IRC Bolsters Emergency Team in Lebanon
IRC experts on emergency aid for women and children, as well as a public health specialist traveled from Cyprus to Beirut today aboard a ship chartered by the Canadian government—joining the IRC’s emergency advance team, already on the ground.
The IRC is expanding its mission in Lebanon as thousands of uprooted civilians head to areas in and north of Beirut every day, moving into crowded public spaces, dilapidated apartments, and the homes of increasingly stretched host families.
As the numbers increase, so does the demand for basic necessities like clean water for drinking and bathing.

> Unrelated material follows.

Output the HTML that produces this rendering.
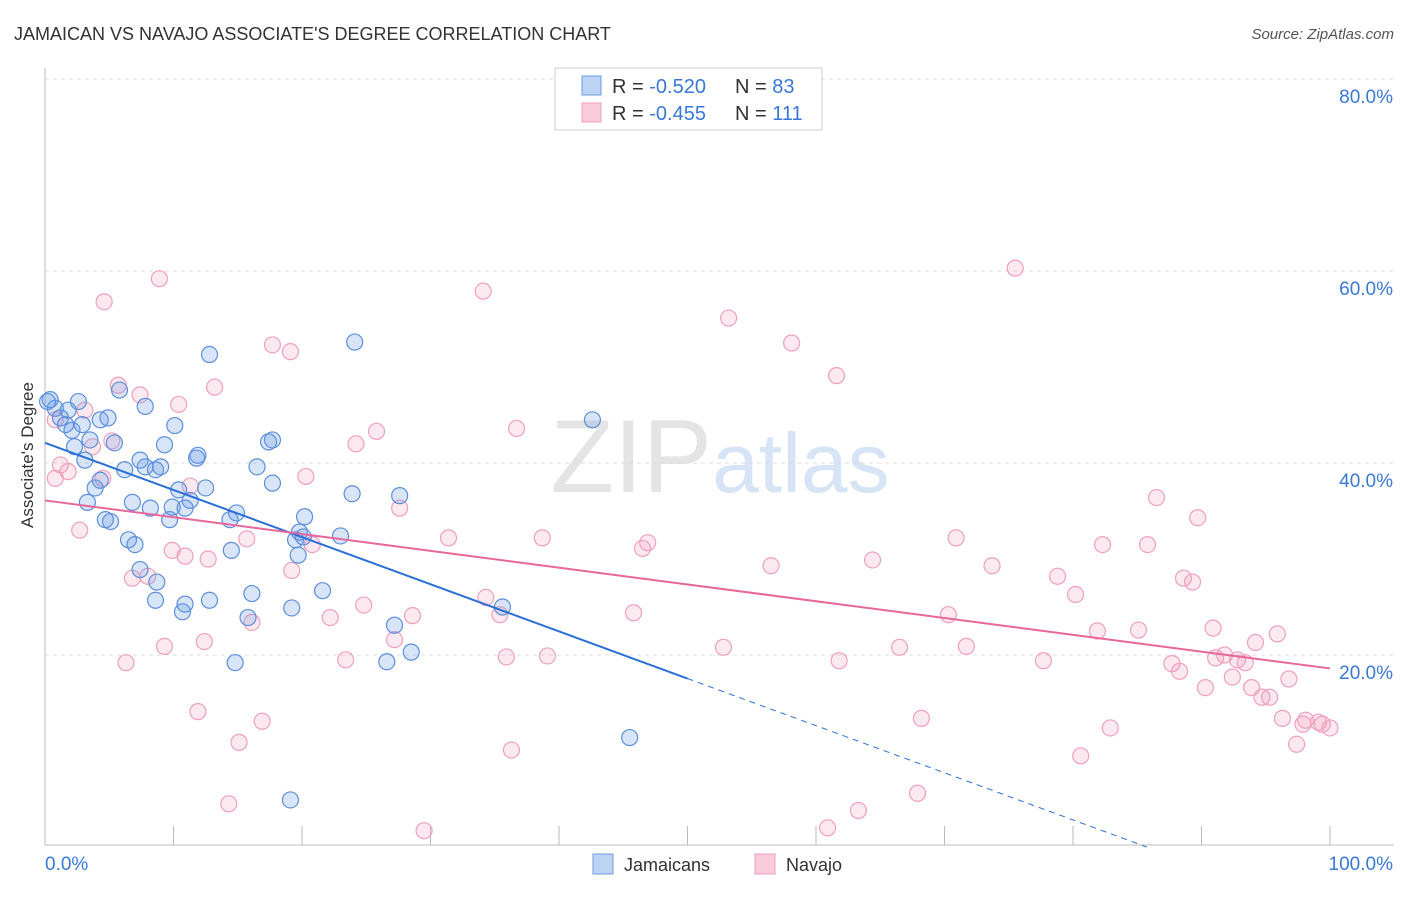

IRC plans are taking shape to work with local organizations on improving water supply, sanitation and especially hygiene in congested settlements, where latrines are overflowing and lice infestations are a growing problem.
In the town of Alay, some 40 minutes from Beirut, some 450 uprooted people are stuffed into classrooms at a school turned homeless shelter. One extended family of 22, a father, mother, two sons and their families, are crammed into a single room.
They were successful tobacco farmers in southern Lebanon and fled north when the conflict between Hezbollah militants and Israel escalated. Speaking to IRC’s emergency team, the family said it had just learned the devastating news that bombs landed in their village, decimating their home, their farmland and their latest harvest.
The parents are now showing signs of anxiety and stress, as are their children—which is why the IRC is gearing up to provide recreational and healing activities for the kids.
“We’ll be working to support a local group in setting up structured activities for the children,” says Stephen Hamner, the IRC’s focal point for aiding children in Lebanon.